Place duck, breast side down (wings up), on a rack in a roasting pan; add water to come just below the rack. Sprinkle duck with pepper and brush with a little soy sauce.
Roast 30 minutes, undisturbed. Prick the back all over with point of a sharp knife, then flip bird onto its back. Sprinkle with pepper and brush with soy sauce again. Add a little more water to the pan if the juices are spattering (carefully-you don’t want to get water on the duck).
Roast 20 minutes, then prick the breast all over, and brush with soy sauce. Roast 10 minutes; brush with soy sauce. Roast 5 or 10 minutes more if necessary, or until duck is a glorious brown all over and an instant-read thermometer inserted into the thigh measures at least 155 degrees.
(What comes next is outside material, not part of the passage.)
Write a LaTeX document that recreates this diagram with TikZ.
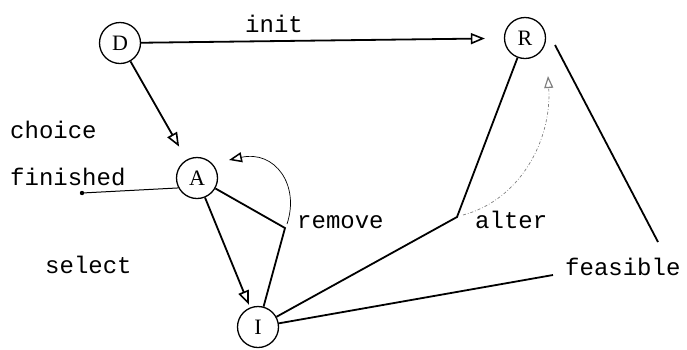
\documentclass[tikz,border=0pt]{standalone}
\usepackage{fontspec}
\newfontfamily\labfont{Liberation Mono}
\newfontfamily\nodefont{Liberation Serif}
\usetikzlibrary{arrows.meta}
\tikzset{
  state/.style={circle, draw, line width=1.3pt, minimum size=41pt, inner sep=0pt, font=\nodefont\fontsize{22}{22}\selectfont},
  lbl/.style={font=\labfont\fontsize{24}{24}\selectfont, inner sep=0pt, anchor=base west},
  edge/.style={line width=1.8pt},
  tip/.style={-{Triangle[open,length=14pt,width=11pt,line width=1.6pt]}},
  thinarc/.style={line width=0.7pt},
  dotarc/.style={line width=0.7pt, dash dot, gray}
}
\begin{document}
\begin{tikzpicture}[x=1pt,y=-1pt]
\useasboundingbox (0,0) rectangle (687,349);
% states
\node[state] (D) at (120,43) {D};
\node[state] (R) at (525,38) {R};
\node[state] (A) at (197,178) {A};
\node[state] (I) at (258,327) {I};
% helper coordinates
\coordinate (J1) at (285,228);
\coordinate (J2) at (457,217);
\coordinate (Fin) at (82,193);
\coordinate (Fe) at (553,275);
\coordinate (L1) at (555,45);
\coordinate (L2) at (658,242);
\coordinate (Rtip) at (229,160);
\coordinate (Atip) at (548,76);
% labels
\node[lbl] (linit) at (245,32) {init};
\node[lbl] (lchoice) at (10,138) {choice};
\node[lbl] (lfin) at (10,185) {finished};
\node[lbl] (lsel) at (45,273) {select};
\node[lbl] (lrem) at (297,228) {remove};
\node[lbl] (lalt) at (475,228) {alter};
\node[lbl] (lfeas) at (565,275) {feasible};
% edges
\draw[edge,tip,shorten >=19pt] (D) -- (R);
\draw[edge,tip,shorten >=15pt] (D) -- (A);
\draw[edge,tip,shorten >=3pt] (A) -- (I);
\draw[line width=1pt] (A.208) -- (Fin);
\fill (Fin) circle (2.2pt);
\draw[edge] (A) -- (J1) -- (I);
\draw[thinarc,-{Triangle[open,length=13pt,width=10pt,line width=1.5pt]}] (J1) ++(2,-4) .. controls (300,185) and (275,150) .. (Rtip);
\draw[edge] (I) -- (J2) -- (R);
\draw[dotarc,-{Triangle[open,length=12pt,width=9pt,line width=1.2pt]}] (J2) ++(6,-2) .. controls (520,200) and (552,140) .. (Atip);
\draw[edge] (I) -- (Fe);
\draw[edge] (L1) -- (L2);
\end{tikzpicture}
\end{document}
Let rest 5 minutes before carving and serving.
1 teaspoon ghee
2 shallots, minced
3-4 peaches, cut halved, pitted and cut into medium chunks
¼ cup of your favorite Brandy, bourbon, cognac or white wine
1 cup chicken stock (or duck stock, if you have it!)
1 sprig thyme
1 teaspoon brown sugar
1 teaspoon lemon juice, freshly squeezed
½-1 teaspoon soy sauce, to taste
Cook the shallots in the ghee over medium heat until soft. Add the peaches, deglaze the pan with the Brandy. Add the stock and thyme sprig. Reduce the stock by half. Sprinkle in the brown sugar, add the fresh lemon juice and finish to taste with the soy sauce.